KOCHI: You will look twice at Akhil’s art. It may not pass off as a sketch at first glance, but rather a high-resolution photograph, etching even the minute of wrinkles to perfection. With its stark connect to realistic elements, his work may look more real than reality. Akhil’s art can put even the best of portrait photography to shame. The monochrome portraits he concocts with a pencil have an innate charm to them. Hyper-realism is Akhil Koothaduth’s forte, an art he learned by himself.
A design lead who works in Technopark, Thiruvananthapuram, Akhil was into art ever since he was young. But he never took it seriously, that was until a few years ago when he got hooked on to hyper-realistic works. He was stupefied by the immense depth and the scale of detailing involved in portraits. “I was following a lot of international artists and their work impressed me. It threw open a new world to me.
I was inspired. It amazed me that one could draw like this! And that is how I started,” says Akhil.
His first work was a portrait of actor Morgan Freeman. “His is an iconic face, where there is immense scope for detailing. It is also a very challenging face to recreate. Once I created the portrait, I was confident enough.
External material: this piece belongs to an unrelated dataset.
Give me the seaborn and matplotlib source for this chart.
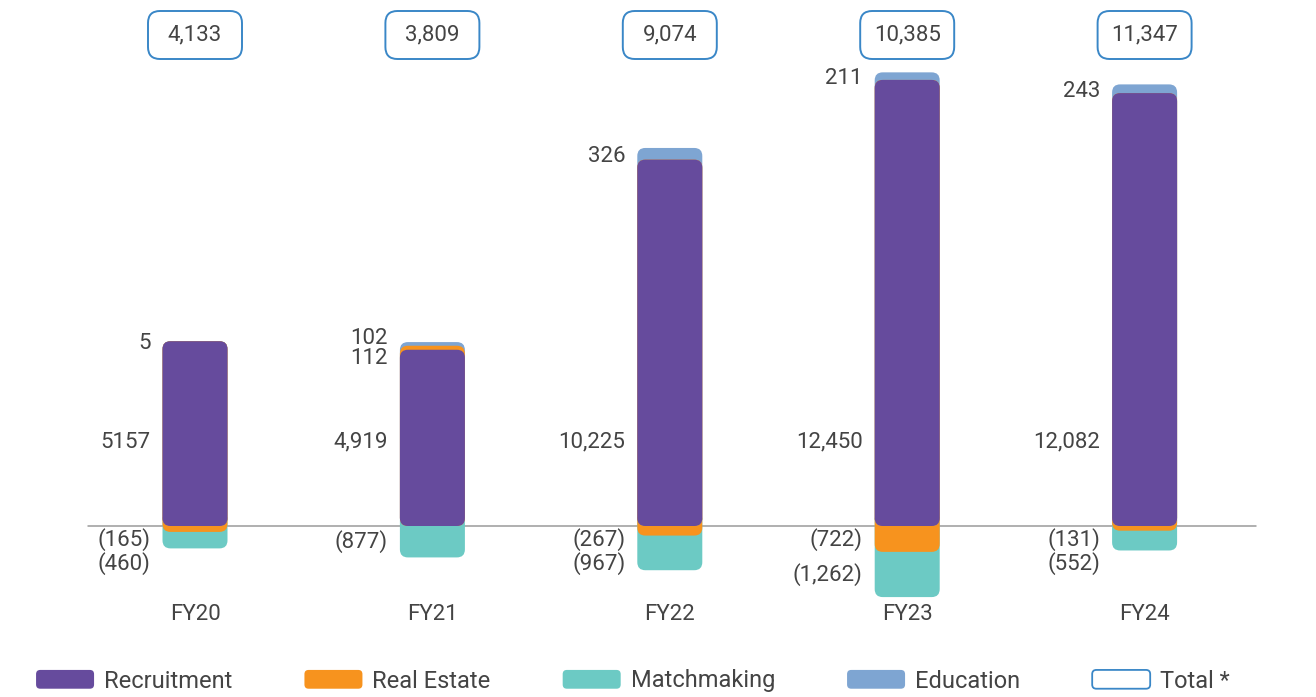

Setting aside all the technicalities involved, what you need while doing the hyper-realistic painting is that you need a lot of patience,” says Akhil who works at Attinad Software.
For Akhil art is all about satisfying the self. “I think it is the same for every artist. You set a threshold of perfection before you start the work. You will keep pushing and perfecting until you reach there. And once you complete the work, it infuses in you a sense of satisfaction, happiness and confidence. On a personal level, it gives a lot of boost and conviction,” says Akhil.
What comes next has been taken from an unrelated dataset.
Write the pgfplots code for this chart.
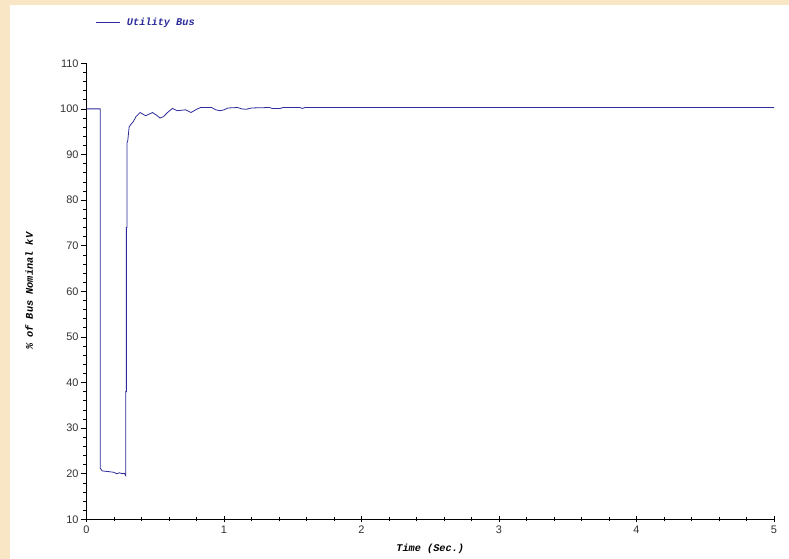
\documentclass[border=0pt]{standalone}
\usepackage{pgfplots}
\pgfplotsset{compat=1.18}
\usepackage{fontspec}
\setmainfont{Liberation Sans}
\setmonofont{Liberation Mono}
\definecolor{peach}{HTML}{F8E6C4}
\definecolor{navy}{HTML}{2C2C9C}
\begin{document}
\begin{tikzpicture}[x=1bp,y=1bp]
\fill[peach] (0,0) rectangle (789,559);
\fill[white] (10,0) rectangle (789,554);
\path[use as bounding box] (0,0) rectangle (789,559);
\begin{axis}[
  at={(86.5bp,39.7bp)}, anchor=south west,
  scale only axis, width=687.5bp, height=456bp,
  xmin=0, xmax=5, ymin=10, ymax=110,
  axis lines*=left,
  axis line style={black, line width=0.8pt},
  xtick={0,1,2,3,4,5}, ytick={10,20,...,110},
  minor x tick num=4, minor y tick num=4,
  x tick style={black, line width=0.6pt}, y tick style={black, line width=0.6pt},
  xtick align=center, ytick align=outside,
  major tick length=6bp, minor tick length=4bp,
  tick label style={font=\fontsize{11}{12}\selectfont, text=black!80},
  yticklabel style={xshift=1.5bp},
  /pgf/number format/assume math mode=true,
  xlabel={\ttfamily\itshape\bfseries Time (Sec.)},
  ylabel={\ttfamily\itshape\bfseries \% of Bus Nominal kV},
  label style={font=\fontsize{10.3}{11}\selectfont},
  xlabel style={at={(axis description cs:0.5,0)}, anchor=north, yshift=-21bp},
  ylabel style={at={(axis description cs:0,0.5)}, anchor=south, yshift=50bp},
  legend style={at={(axis description cs:0.008,1.09)}, anchor=west, draw=none, fill=none,
    font=\fontsize{10.3}{11}\selectfont\ttfamily\itshape\bfseries, text=navy,
    nodes={inner xsep=7bp}},
  legend image code/.code={\draw[#1] (0bp,0bp) -- (24bp,0bp);},
  clip=false,
]
\addplot[navy, line width=0.8pt] coordinates {
(0,100) (0.1,100) (0.1,21.2) (0.115,20.6) (0.15,20.5) (0.2,20.3) (0.22,20.0)
(0.24,20.2) (0.26,20.0) (0.275,20.1) (0.285,19.6) (0.285,38) (0.29,38) (0.29,74)
(0.295,74) (0.295,92.6) (0.30,93) (0.31,96) (0.32,96.5) (0.34,97.2) (0.36,98.3)
(0.39,99.2) (0.43,98.5) (0.48,99.2) (0.51,98.6) (0.535,98.0) (0.56,98.3)
(0.585,99.1) (0.625,100.1) (0.66,99.6) (0.72,99.8) (0.76,99.2) (0.8,99.9)
(0.83,100.3) (0.91,100.3) (0.94,99.8) (0.97,99.6) (1.0,99.8) (1.03,100.2)
(1.1,100.3) (1.13,100.0) (1.16,99.9) (1.2,100.2) (1.33,100.3) (1.35,100.1)
(1.41,100.1) (1.43,100.3) (1.55,100.3) (1.57,100.1) (1.59,100.3) (5,100.3)
};
\addlegendentry{Utility Bus}
\end{axis}
\end{tikzpicture}
\end{document}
For the past five years, Akhil has been exploring and experimenting with the hyper-realistic medium. “It is just that I never get enough time to create. Also, I am very particular about having the right state of mind while making a portrait. And lately, my patience level is also slumping,” he chuckles. Akhil next hopes to delve more into doing portraits in watercolour. “Watercolour is a medium with immense possibilities. I want to experiment with the medium next,” he says.